CITTA' DEL VATICANO, 4 NOV. 2009 (VIS). Benedetto XVI ha dedicato la catechesi dell'Udienza Generale di questo Mercoledì al dibattito che si sviluppò nel secolo XII tra San Bernardo di Chiaravalle, rappresentante della teologica monastica, ed Abelardo, rappresentante della teologica scolastica.
"La teologia è la ricerca" - ha ricordato il Papa - "di una comprensione razionale, per quanto possibile, dei misteri della Rivelazione cristiana, creduti per fede: (...) la fede che cerca l'intellegibilità". Però "mentre San Bernardo, (...) mette l'accento sulla prima parte della definizione, cioè sulla fides - la fede, Abelardo, (...), insiste sulla seconda parte, cioè sull'intellectus, sulla comprensione per mezzo della ragione".
"Per Bernardo" - ha spiegato il Papa - "la fede stessa è dotata di un'intima certezza, fondata sulla testimonianza della Scrittura e sull'insegnamento dei Padri della Chiesa. (...) Nei casi di dubbio e di ambiguità, la fede viene protetta e illuminata dall'esercizio del Magistero ecclesiale" L'Abate di Chiaravalle sostiene che: "La teologia ha un unico scopo: quello di promuovere l'esperienza viva e intima di Dio".
"Abelardo (...) è proprio colui che ha introdotto il termine 'teologia' nel senso in cui lo intendiamo oggi. (...). Si occupò dapprima di filosofia e poi applicò i risultati raggiunti in questa disciplina alla teologia (...). Spirito religioso, ma personalità inquieta, la sua esistenza fu ricca di colpi di scena: contestò i suoi maestri, ebbe un figlio da una donna colta e intelligente, Eloisa (...) subì anche condanne ecclesiastiche, pur morendo in piena comunione con la Chiesa, alla cui autorità si sottomise con spirito di fede".

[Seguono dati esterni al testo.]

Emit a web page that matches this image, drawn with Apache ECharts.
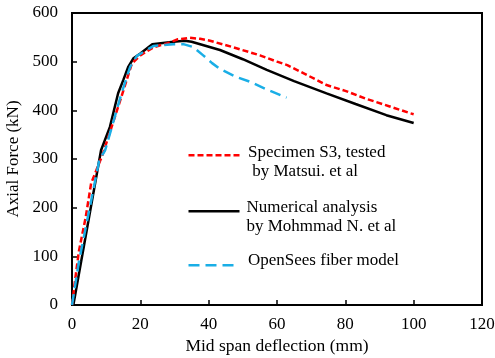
<!DOCTYPE html>
<html>
<head>
<meta charset="utf-8">
<script src="https://cdn.jsdelivr.net/npm/echarts@6/dist/echarts.min.js"></script>
<style>html,body{margin:0;padding:0;background:#fff}#c{width:495px;height:358px}</style>
</head>
<body>
<div id="c"></div>
<script>
var xTicks = [0, 20, 40, 60, 80, 100, 120];
var yTicks = [0, 100, 200, 300, 400, 500, 600];
var seriesNames = ['Specimen S3, tested\n by Matsui. et al', 'Numerical analysis\nby Mohmmad N. et al', 'OpenSees fiber model'];
var specimenS3 = [[0,0],[0.7,40],[2,110],[4,180],[5.6,250],[9,310],[13.5,407],[16,462],[17.5,496],[20,513],[24,530],[28,538],[31,546],[34.5,549],[37.5,547],[40.4,543],[47,530],[55,513],[60,500],[63,493],[67,479],[74.5,452],[80,440],[86,424],[93,408],[99,394],[100,392]];
var numerical = [[0.4,0],[8.5,318],[11.1,366],[13.5,435],[15,462],[16.5,490],[18,507],[20,517],[23.5,536],[29.7,541],[33,543],[35,541],[43.3,524],[50,505],[57,483],[65,460],[74.5,435],[83,413],[92,390],[100,374]];
var openSees = [[0,0],[2.1,92],[8,298],[9.7,318],[14.5,435],[17,489],[19,512],[23.8,532],[29.6,536],[32.6,536],[35.5,530],[38.4,513],[41,497],[43.3,485],[48,469],[52,459],[57,443],[62.8,426]];

var font = 'Liberation Serif';
var chart = echarts.init(document.getElementById('c'));
var legendLineY = [154, 210, 264];
var legendTextTop = [142.5, 197.5, 251];
var legendTextLeft = [248, 246.5, 248];
var legendColors = ['#ff0000', '#000000', '#1aaee6'];
var legendDash = [[6,3], null, [11,6]];
var graphics = [];
for (var i = 0; i < 3; i++) {
  graphics.push({
    type: 'line', left: 186, top: legendLineY[i] - 1.25,
    shape: {x1: 0, y1: 0, x2: 51, y2: 0},
    style: {stroke: legendColors[i], lineWidth: 2.5, lineDash: legendDash[i]}
  });
  graphics.push({
    type: 'text', left: legendTextLeft[i], top: legendTextTop[i],
    style: {text: seriesNames[i], font: '17px "' + font + '"', fill: '#000', lineHeight: 19.5}
  });
}
chart.setOption({
  animation: false,
  grid: {left: 72, right: 13, top: 13, bottom: 53, show: true, borderColor: '#000', borderWidth: 2,
         containLabel: false, outerBoundsMode: 'none'},
  xAxis: {
    type: 'value', min: 0, max: 120, interval: 20,
    name: 'Mid span deflection (mm)', nameLocation: 'middle', nameGap: 30,
    nameTextStyle: {fontFamily: font, fontSize: 17.5, color: '#000'},
    axisLine: {lineStyle: {color: '#000', width: 2}},
    axisTick: {inside: true, length: 5, lineStyle: {color: '#000', width: 1.5}},
    axisLabel: {fontFamily: font, fontSize: 17, color: '#000', margin: 11},
    splitLine: {show: false}
  },
  yAxis: {
    type: 'value', min: 0, max: 600, interval: 100,
    name: 'Axial Force (kN)', nameLocation: 'middle', nameGap: 41,
    nameTextStyle: {fontFamily: font, fontSize: 17, color: '#000'},
    axisLine: {show: true, lineStyle: {color: '#000', width: 2}},
    axisTick: {show: true, inside: true, length: 5, lineStyle: {color: '#000', width: 1.5}},
    axisLabel: {fontFamily: font, fontSize: 17, color: '#000', margin: 14},
    splitLine: {show: false}
  },
  series: [
    {name: seriesNames[0], type: 'line', data: specimenS3, showSymbol: false, symbol: 'none', z: 3,
     lineStyle: {color: legendColors[0], width: 2.5, type: [6,3]}},
    {name: seriesNames[1], type: 'line', data: numerical, showSymbol: false, symbol: 'none', z: 2,
     lineStyle: {color: legendColors[1], width: 2.5}},
    {name: seriesNames[2], type: 'line', data: openSees, showSymbol: false, symbol: 'none', z: 4,
     lineStyle: {color: legendColors[2], width: 2.5, type: [11,6]}}
  ],
  graphic: graphics
});
</script>
</body>
</html>
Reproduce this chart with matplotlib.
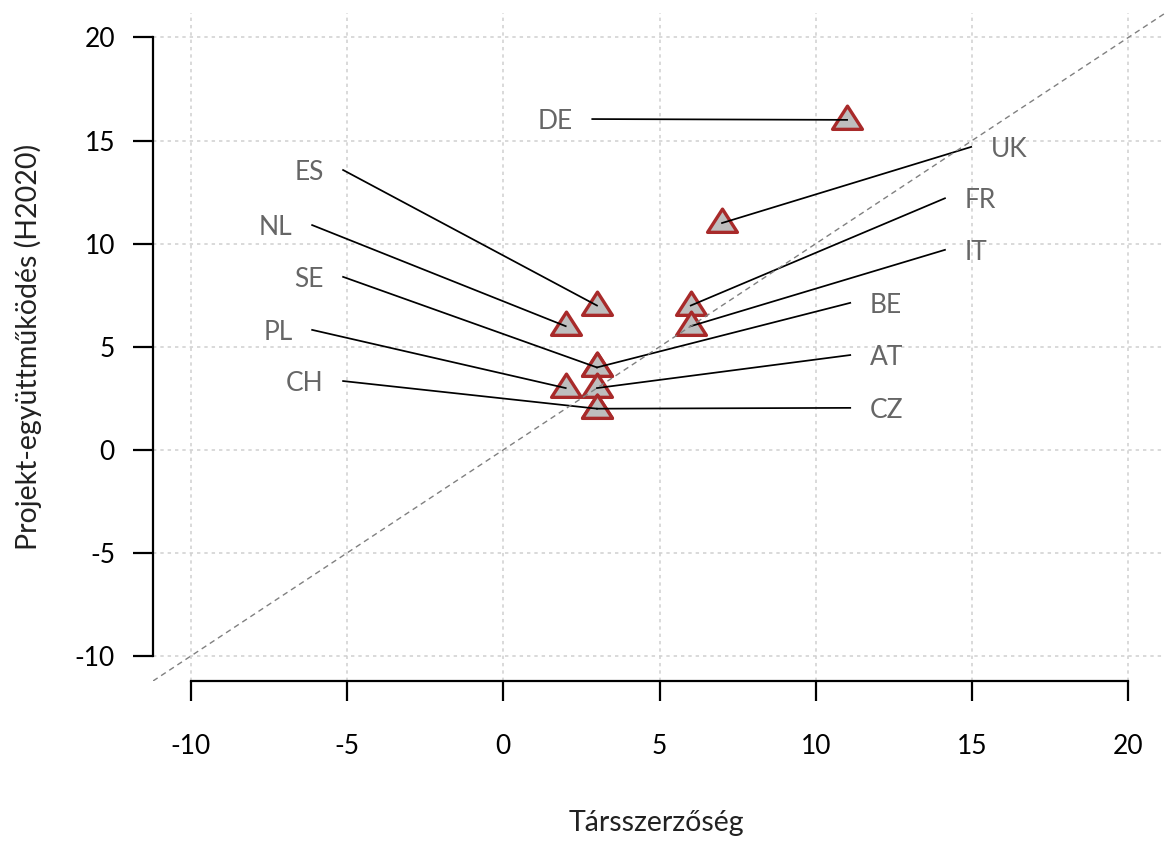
import matplotlib
matplotlib.use("Agg")
import matplotlib.pyplot as plt
from matplotlib.path import Path

plt.rcParams['font.family'] = ['Lato', 'DejaVu Sans']

# data
countries = ["DE", "UK", "ES", "NL", "FR", "IT", "SE", "BE", "PL", "AT", "CZ", "CH"]
coauthor = [11, 7, 3, 2, 6, 6, 3, 3, 2, 3, 3, 3]
h2020 = [16, 11, 7, 6, 7, 6, 4, 4, 3, 3, 2, 2]
# where each label's leader line starts (data units)
label_x = [2.85, 14.97, -5.12, -6.11, 14.13, 14.13, -5.12, 11.1, -6.11, 11.1, 11.1, -5.12]
label_y = [16.04, 14.69, 13.57, 10.9, 12.2, 9.7, 8.39, 7.13, 5.82, 4.6, 2.04, 3.34]
ticks = [-10, -5, 0, 5, 10, 15, 20]

fig = plt.figure(figsize=(11.65, 8.42), dpi=100)
ax = fig.add_axes([153 / 1165, 1 - 681 / 842, 1013 / 1165, 668.4 / 842])
ax.set_xlim(-11.2, 21.2)
ax.set_ylim(-11.2, 21.2)

# grid
for t in ticks:
    ax.axvline(t, color="#d0d0d0", lw=1.1, ls=(0, (2.2, 2.6)), zorder=0)
    ax.axhline(t, color="#d0d0d0", lw=1.1, ls=(0, (2.2, 2.6)), zorder=0)

# triangles, with the data point a bit below the middle like R's pch 24
tri = Path([(0, 13), (-13.5, -8), (13.5, -8), (0, 13)],
           [Path.MOVETO, Path.LINETO, Path.LINETO, Path.CLOSEPOLY])
ax.plot(coauthor, h2020, ls="none", marker=tri, ms=21.5, mfc="#bebebe",
        mec="#a82a2a", mew=2.4, zorder=2)

# leader lines and labels
for name, x, y, lx, ly in zip(countries, coauthor, h2020, label_x, label_y):
    ax.plot([lx, x], [ly, y], color="black", lw=1.25, zorder=3)
    left = lx < x
    ax.annotate(name, (lx, ly), xytext=(-14 if left else 14, 0),
                textcoords="offset points", ha="right" if left else "left",
                va="center_baseline", fontsize=19, color="#666666")

ax.axline((0, 0), slope=1, color="#808080", lw=1.0, ls=(0, (4, 3)), zorder=4)

for s in ["top", "right"]:
    ax.spines[s].set_visible(False)
ax.spines["left"].set_bounds(-10, 20)
ax.spines["bottom"].set_bounds(-10, 20)
for s in ["left", "bottom"]:
    ax.spines[s].set_linewidth(1.6)
ax.set_xticks(ticks)
ax.set_yticks(ticks)
ax.set_xticklabels([str(t) for t in ticks])
ax.set_yticklabels([str(t) for t in ticks])
ax.tick_params(axis="both", direction="out", length=14.4, width=1.6, labelsize=19)
ax.tick_params(axis="x", pad=24)
ax.tick_params(axis="y", pad=13)

fig.text(656 / 1165, 1 - 823 / 842, "Társszerzőség", ha="center", va="center",
         fontsize=20.5, color="#222222")
fig.text(28 / 1165, 1 - 347 / 842, "Projekt-együttműködés (H2020)", ha="center",
         va="center", rotation=90, fontsize=20.5, color="#222222")

fig.savefig("out.png", dpi=100)
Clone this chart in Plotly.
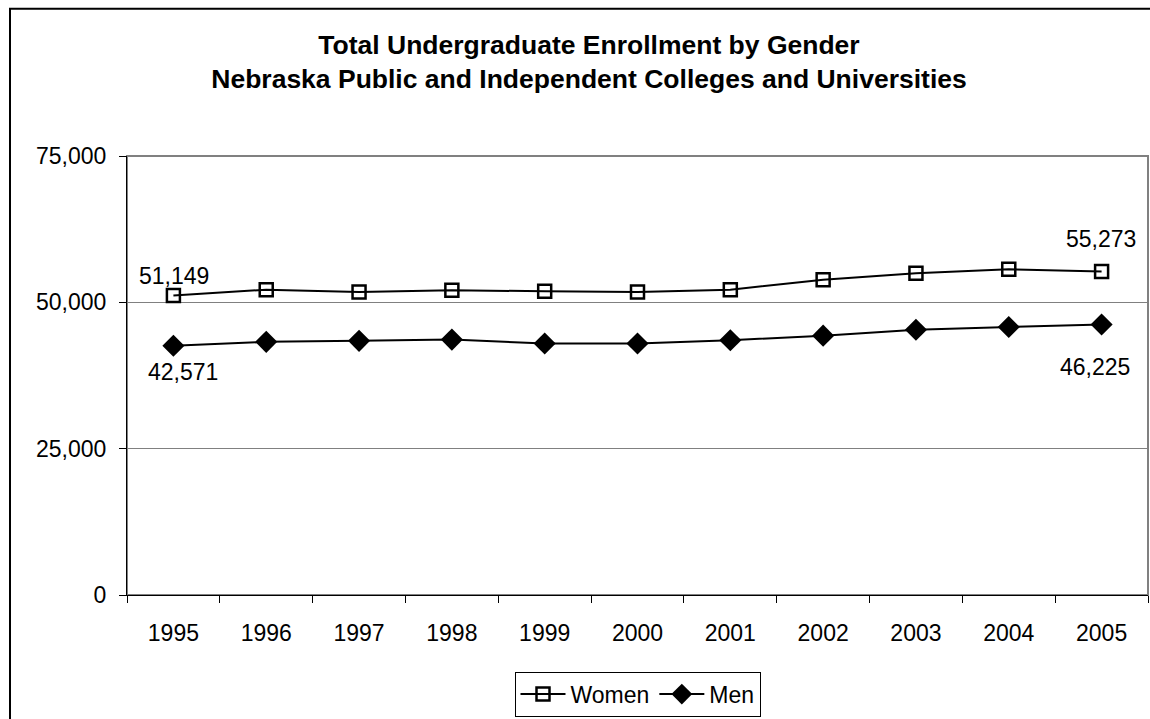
import plotly.graph_objects as go

years = ["1995", "1996", "1997", "1998", "1999", "2000", "2001", "2002", "2003", "2004", "2005"]
women = [51149, 52160, 51774, 52061, 51892, 51774, 52160, 53852, 54983, 55659, 55273]
men = [42571, 43247, 43416, 43635, 42960, 42960, 43534, 44311, 45324, 45780, 46225]

FONT = "Arial, Liberation Sans, sans-serif"
font = dict(family=FONT, size=23, color="black")

fig = go.Figure()
fig.add_trace(go.Scatter(
    x=years, y=women, name="Women", mode="lines+markers",
    line=dict(color="black", width=2),
    marker=dict(symbol="square-open", size=13, color="black", line=dict(width=2.5)),
))
fig.add_trace(go.Scatter(
    x=years, y=men, name="Men", mode="lines+markers",
    line=dict(color="black", width=2),
    marker=dict(symbol="diamond", size=17, color="black"),
))

# value labels on first and last points; x given as category index
last = len(years) - 1
labels = [
    (0, women[0], 1, 20),
    (last, women[last], -1, 32),
    (0, men[0], 10, -26),
    (last, men[last], -7, -43),
]
annotations = [
    dict(x=i, y=v, xref="x", yref="y", text=f"{v:,}", showarrow=False,
         xshift=dx, yshift=dy, font=font, xanchor="center", yanchor="middle")
    for i, v, dx, dy in labels
]

W, H = 1150, 719
l, r, t, b = 127, 2, 156, 116
pw, ph = W - l - r, H - t - b

fig.update_layout(
    width=W, height=H,
    margin=dict(l=l, r=r, t=t, b=b),
    paper_bgcolor="white", plot_bgcolor="white",
    font=font,
    title=dict(
        text="<b>Total Undergraduate Enrollment by Gender<br>Nebraska Public and Independent Colleges and Universities</b>",
        x=589 / W, xanchor="center", y=1 - 54 / H, yanchor="middle",
        font=dict(family=FONT, size=26.5, color="black"),
    ),
    xaxis=dict(
        type="category", tickson="boundaries", ticks="outside", ticklen=7,
        tickcolor="black", showline=True, linecolor="black", linewidth=1,
        showgrid=False, tickfont=font, range=[-0.5, 10.5],
        ticklabelstandoff=17,
    ),
    yaxis=dict(
        range=[0, 75000], tickvals=[0, 25000, 50000, 75000], tickformat=",",
        ticks="outside", ticklen=7, tickcolor="black",
        showline=True, linecolor="black", linewidth=1,
        showgrid=True, gridcolor="#808080", gridwidth=1, zeroline=False,
        tickfont=font, ticklabelstandoff=8,
    ),
    legend=dict(
        orientation="h", x=0.5, xanchor="center", y=-(681 - 603) / ph, yanchor="top",
        bordercolor="black", borderwidth=1, font=font, itemwidth=45,
        traceorder="normal",
    ),
    showlegend=True,
    annotations=annotations,
    shapes=[
        dict(type="rect", xref="paper", yref="paper", x0=0, x1=1, y0=0, y1=1,
             line=dict(color="#808080", width=2), layer="below"),
        dict(type="rect", xref="paper", yref="paper",
             x0=-(l - 10) / pw, x1=1 + (r + 20) / pw, y0=-(b + 20) / ph, y1=1 + (t - 6) / ph,
             line=dict(color="black", width=2)),
    ],
)

fig.write_html("out.html", config={"displayModeBar": False},
               post_script="document.body.style.margin='0';")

"Un uso eccessivo della filosofia" - ha rilevato il Santo Padre - "rese pericolosamente fragile la dottrina trinitaria di Abelardo. Anche in campo morale il suo insegnamento non era privo di ambiguità: egli insisteva nel considerare l'intenzione del soggetto come l'unica fonte per descrivere la bontà o la malizia degli atti morali, trascurando l'oggettivo significato e valore morale delle azioni".
"È questo un aspetto molto attuale per la nostra epoca, nella quale la cultura appare spesso segnata da una crescente tendenza al relativismo etico. Non bisogna dimenticare, comunque, anche i grandi meriti di Abelardo, (...) contribuì decisamente allo sviluppo della teologia scolastica, (...) Né vanno sottovalutate alcune sue intuizioni, come, ad esempio, quando afferma che nelle tradizioni religiose non cristiane c'è già una preparazione all'accoglienza di Cristo, il Verbo divino".
"Che cosa possiamo imparare dal confronto, dai toni spesso accesi, tra Bernardo e Abelardo, e, in genere, tra la teologia monastica e quella scolastica?" - si è domandato il Papa - "Anzitutto credo che esso mostri l'utilità e la necessità di una sana discussione teologica nella Chiesa, soprattutto quando le questioni dibattute non sono state definite dal Magistero, il quale rimane, comunque, un punto di riferimento ineludibile".
In campo teologico deve esserci un equilibrio tra quelli che possiamo chiamare i principi architettonici datici dalla Rivelazione e che conservano perciò sempre la loro prioritaria importanza, e quelli interpretativi suggeriti dalla filosofia, cioè dalla ragione, e che hanno una funzione importante ma solo strumentale. Quando tale equilibrio viene meno, la riflessione teologica rischia di essere viziata da errori, ed è allora al Magistero che spetta l'esercizio di quel necessario servizio alla verità che gli è proprio".
"Vorrei ricordare, infine" - ha detto il Papa alla fine della catechesi - "che il confronto teologico tra Bernardo e Abelardo si concluse con una piena riconciliazione tra i due (...). In entrambi prevalse ciò che deve veramente stare a cuore quando nasce una controversia teologica, e cioè salvaguardare la fede della Chiesa e far trionfare la verità nella carità".